The sad truth is everything we are seeing we have already seen. Despite presidents who come and go, permanent war is a hallowed American institution. Start if you will with the War of 1812, the invasion of Mexico, and the carnage of a Civil War. Move to the mass murder of Native Americans and theft of their property, the killing, torture, and prison camps in the Philippines, then the blood-drenched 20th century. The 21st likewise dawns red. It never changes. Doves protest, hawks rule, ordinary people pay the penalty. All wars are "just."

Hint: it's also the same magazine Time called "the most anti-Bush magazine of the [past] decade."

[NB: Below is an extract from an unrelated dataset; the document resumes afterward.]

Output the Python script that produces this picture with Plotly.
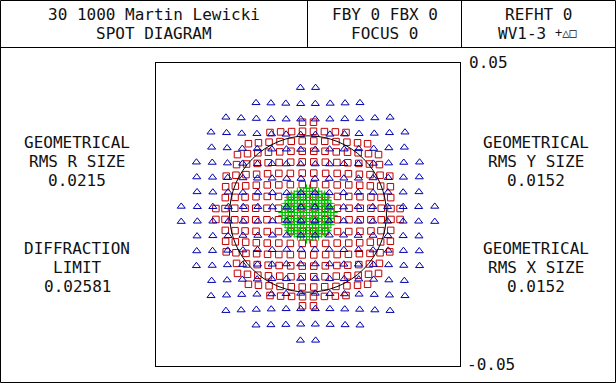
import plotly.graph_objects as go

# ---------------- data (mm at image plane) ----------------
# first-quadrant spot positions, mirrored to the other quadrants
# wavelength 2 (triangles)
TRI_X = [.0023, .0070, .0117, .0165, .0213, .0262, .0313, .0364, .0417,
         .0023, .0070, .0117, .0165, .0214, .0263, .0313, .0365,
         .0023, .0070, .0118, .0166, .0214, .0264, .0314, .0366,
         .0024, .0071, .0118, .0166, .0215, .0265, .0315, .0367,
         .0024, .0071, .0119, .0167, .0216, .0266, .0317,
         .0024, .0072, .0120, .0168, .0218, .0268, .0319,
         .0024, .0072, .0121, .0170, .0220, .0270,
         .0024, .0073, .0122, .0171,
         .0025]
TRI_Y = [.0023, .0023, .0023, .0024, .0024, .0024, .0024, .0024, .0025,
         .0070, .0070, .0070, .0071, .0071, .0072, .0072, .0073,
         .0117, .0117, .0118, .0118, .0119, .0120, .0121, .0122,
         .0165, .0165, .0166, .0166, .0167, .0168, .0170, .0171,
         .0213, .0214, .0214, .0215, .0216, .0218, .0220,
         .0262, .0263, .0264, .0265, .0266, .0268, .0270,
         .0313, .0313, .0314, .0315, .0317, .0319,
         .0364, .0365, .0366, .0367,
         .0417]
# wavelength 3 (squares)
SQ_X = [.0020, .0058, .0097, .0135, .0172, .0207, .0241, .0273, .0303,
        .0019, .0058, .0097, .0134, .0171, .0207, .0240, .0272,
        .0019, .0058, .0096, .0134, .0170, .0205, .0239, .0271,
        .0019, .0058, .0096, .0133, .0169, .0204, .0237, .0269,
        .0019, .0057, .0095, .0131, .0167, .0202, .0235,
        .0019, .0056, .0093, .0130, .0165, .0199, .0232,
        .0019, .0055, .0092, .0128, .0163, .0196,
        .0018, .0054, .0090, .0125,
        .0018]
SQ_Y = [.0020, .0019, .0019, .0019, .0019, .0019, .0019, .0018, .0018,
        .0058, .0058, .0058, .0058, .0057, .0056, .0055, .0054,
        .0097, .0097, .0096, .0096, .0095, .0093, .0092, .0090,
        .0135, .0134, .0134, .0133, .0131, .0130, .0128, .0125,
        .0172, .0171, .0170, .0169, .0167, .0165, .0163,
        .0207, .0207, .0205, .0204, .0202, .0199, .0196,
        .0241, .0240, .0239, .0237, .0235, .0232,
        .0273, .0272, .0271, .0269,
        .0303]
# wavelength 1 (crosses)
PL_X = [.0005, .0015, .0025, .0035, .0045, .0055, .0065, .0075, .0085,
        .0005, .0015, .0025, .0035, .0045, .0055, .0065, .0075,
        .0005, .0015, .0025, .0035, .0045, .0055, .0065, .0075,
        .0005, .0015, .0025, .0035, .0045, .0055, .0065, .0075,
        .0005, .0015, .0025, .0035, .0045, .0055, .0065,
        .0005, .0015, .0025, .0035, .0045, .0055, .0065,
        .0005, .0015, .0025, .0035, .0045, .0055,
        .0005, .0015, .0025, .0035,
        .0005]
PL_Y = [.0005, .0005, .0005, .0005, .0005, .0005, .0005, .0005, .0005,
        .0015, .0015, .0015, .0015, .0015, .0015, .0015, .0015,
        .0025, .0025, .0025, .0025, .0025, .0025, .0025, .0025,
        .0035, .0035, .0035, .0035, .0035, .0035, .0035, .0035,
        .0045, .0045, .0045, .0045, .0045, .0045, .0045,
        .0055, .0055, .0055, .0055, .0055, .0055, .0055,
        .0065, .0065, .0065, .0065, .0065, .0065,
        .0075, .0075, .0075, .0075,
        .0085]
DIFFRACTION_LIMIT = 0.02581
AXIS_LIMIT = 0.05

HEADER = ["30 1000 Martin Lewicki", "SPOT DIAGRAM", "FBY 0 FBX 0", "FOCUS 0",
          "REFHT 0", "WV1-3"]
LEFT_LABELS = ["GEOMETRICAL", "RMS R SIZE", "0.0215", "DIFFRACTION", "LIMIT", "0.02581"]
RIGHT_LABELS = ["GEOMETRICAL", "RMS Y SIZE", "0.0152", "GEOMETRICAL", "RMS X SIZE", "0.0152"]

# ---------------- figure ----------------
W, H = 616, 383
FONT = "DejaVu Sans Mono"


def px(x):
    return x / W


def py(y):
    return 1 - y / H


def mirror(xs, ys):
    X, Y = [], []
    for sx in (1, -1):
        for sy in (1, -1):
            for x, y in zip(xs, ys):
                X.append(sx * x)
                Y.append(sy * y)
    return X, Y


fig = go.Figure()

sx, sy = mirror(SQ_X, SQ_Y)
fig.add_trace(go.Scatter(x=sx, y=sy, mode="markers", hoverinfo="skip",
                         marker=dict(symbol="square-open", size=6.5, color="#c00000",
                                     line=dict(width=1))))
gx, gy = mirror(PL_X, PL_Y)
fig.add_trace(go.Scatter(x=gx, y=gy, mode="markers", hoverinfo="skip",
                         marker=dict(symbol="cross-thin-open", size=5.5, color="#00c000",
                                     line=dict(width=1, color="#00c000"))))
tx, ty = mirror(TRI_X, TRI_Y)
fig.add_trace(go.Scatter(x=tx, y=ty, mode="markers", hoverinfo="skip",
                         marker=dict(symbol="triangle-up-open", size=7, color="#0000b0",
                                     line=dict(width=1))))

# plot box pixel geometry
BX0, BX1, BY0, BY1 = 156, 460, 62.5, 365.5
axis_common = dict(range=[-AXIS_LIMIT, AXIS_LIMIT], showgrid=False, zeroline=False,
                   showticklabels=False, ticks="", showline=True, mirror=True,
                   linecolor="black", linewidth=1, fixedrange=True)
fig.update_layout(
    width=W, height=H, autosize=False,
    margin=dict(l=0, r=0, t=0, b=0),
    paper_bgcolor="white", plot_bgcolor="white",
    showlegend=False,
    xaxis=dict(domain=[px(BX0), px(BX1)], **axis_common),
    yaxis=dict(domain=[py(BY1), py(BY0)], **axis_common),
    font=dict(family=FONT, size=16, color="black"),
)

# diffraction-limit circle
fig.add_shape(type="circle", xref="x", yref="y",
              x0=-DIFFRACTION_LIMIT, x1=DIFFRACTION_LIMIT,
              y0=-DIFFRACTION_LIMIT, y1=DIFFRACTION_LIMIT,
              line=dict(color="black", width=1))

# frame lines
line = dict(color="black", width=1)
fig.add_shape(type="rect", xref="paper", yref="paper",
              x0=px(0.5), x1=px(615.5), y0=py(382.5), y1=py(0.5), line=line)
fig.add_shape(type="line", xref="paper", yref="paper",
              x0=px(0), x1=px(616), y0=py(47.5), y1=py(47.5), line=line)
for xd in (307.5, 461.5):
    fig.add_shape(type="line", xref="paper", yref="paper",
                  x0=px(xd), x1=px(xd), y0=py(0), y1=py(47.5), line=line)


def text(t, x, y, anchor="center", size=16):
    fig.add_annotation(text=t, x=px(x), y=py(y), xref="paper", yref="paper",
                       xanchor=anchor, yanchor="middle", showarrow=False,
                       font=dict(family=FONT, size=size, color="#111111"))


text(HEADER[0], 153.5, 14.5)
text(HEADER[1], 153.5, 33.5)
text(HEADER[2], 384.5, 14.5)
text(HEADER[3], 384.5, 33.5)
text(HEADER[4], 538.5, 14.5)
text(HEADER[5], 548, 33.5, anchor="right")
text("+△□", 553, 33, anchor="left", size=12)

for lab, yy in zip(LEFT_LABELS, [142, 161, 180, 248.5, 267.5, 286.5]):
    text(lab, 77, yy)
for lab, yy in zip(RIGHT_LABELS, [142, 161, 180, 248.5, 267.5, 286.5]):
    text(lab, 536, yy)

text(f"{AXIS_LIMIT:g}", 467, 62, anchor="left")
text(f"{-AXIS_LIMIT:g}", 465, 364.5, anchor="left")

fig.write_html("out.html")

Here's the answer. The biggest element missing from the anti-war movement is the anti-war part. Instead, you get a coalition of exotic interest groups around culture war and identity politics. Wake up - that's a language neocons speak easily (as long as the criticism can be focused beyond our borders; see the women's rights arguments for the Iraq invasion).

But as the article goes on to explain, there's a rich history of antiwar conservatism (see Bill Kauffman on this topic) rooted in American traditions and sensibilities. And it took a monumental upset in the conservative movement to override the prejudices and side projects of the modern, liberal, supposedly anti-war characters in this country. Shameful.